Goat Breeding Season

As the days shorten from late August through late December, the days shorten in length and temperatures begin to cool. At this time of year, the goat begins to think of mating. Some breeds are seasonal breeders who will only mate in the fall. Nigerian Dwarf Goats go into heat year round, about every 21-28 days.  While Nigerian Dwarf goats may be bred and conceive year round, their interest definitely peaks at this time of year.  Breading for spring babies is favorable, as the weather is much more forgiving for the new little ones.

The female (doe) indicates her interest in breeding by “flagging” or wagging her tail very rapidly. The males (bucks) are very quick to notice this behavior and respond by urinating on their face, beard and front legs. The resulting odor (your might call it his own personal brand of Ralph Lauren Polo or Gucchi) helps to attract the female. It is this specific behavior and musk glands that gives a male goat the characteristic “bucky odor”. Unfortunately this gives all goats an undeserved reputation as stinky animals, when in reality, it is only the breeding buck that propagates the odor.

When the female in heat and male are placed together, she will squat and urinate. The male will stick his nose directly into the urine stream. He will then raise his head and curl his upper lip to detect the pheromones. This tells him the doe is ready for goat breeding. He’ll follow her around the pen, making raucous noises, pawing at the doe with one of his front legs, rubs his head along her side flapping his lips, tongue displayed and snorting with all the masculinity and grandiosity he can muster.  Don’t blink or you’ll miss the show.  Goat mating is quick work.
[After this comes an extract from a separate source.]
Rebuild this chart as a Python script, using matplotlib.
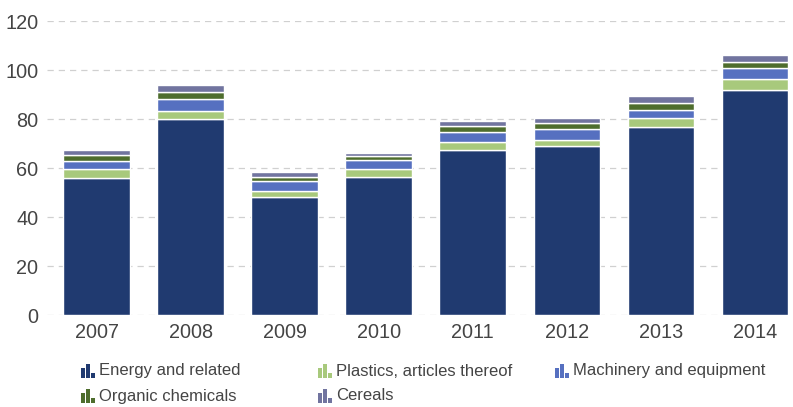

Some farms will “run” a buck with their herd of does to allow free-range mating. But for our farm, we need to know who has been bred to whom. We are in pursuit of excellent udders and top quality milk production.

So we choose who can canoodle with who, based on structure and genetics. (Yes, I know, that makes us goat pimps). We have learned that some goats have their preference for a mating partner. Ebony is a lovely young doe that we have been anxious to breed to Epic. But in no uncertain terms, she HATES him. Ebony will be in the throes of heat and will still aggressively fend off Epic’s affections with angry groans and heat butting. If all else fails, she runs. When presented with a different buck, Ebony pushes against him, rubs his neck, and making soft come hither goat noises, more than willing to stand for him. Freddie was less than pleased when we removed him to another stall before a breeding could take place. Poor guy. Bucks compete for everything in life including food, shelter and the right to breed.

At this time of year, bucks compete aggressively for the females as mating hormones enter the brain. Nutrition is of critical importance prior to breeding season as the male will lose weight and condition very quickly by daily sparring with male herd mates. At most other times of the year, our bucks are quiet, friendly, sweet gentleman who we enjoy owning.

Goat Breeding season is a lot of work, evaluating does, determining pairings, recording breeding, monitoring health and confirming pregnancies with blood tests. But in the spring, it is all worth it with the arrival of baby goats. The excitement in the barn is palpable as kidding season nears. It is a great feeling to deliver a healthy babies and watch them bouncing around the barn a few hours later.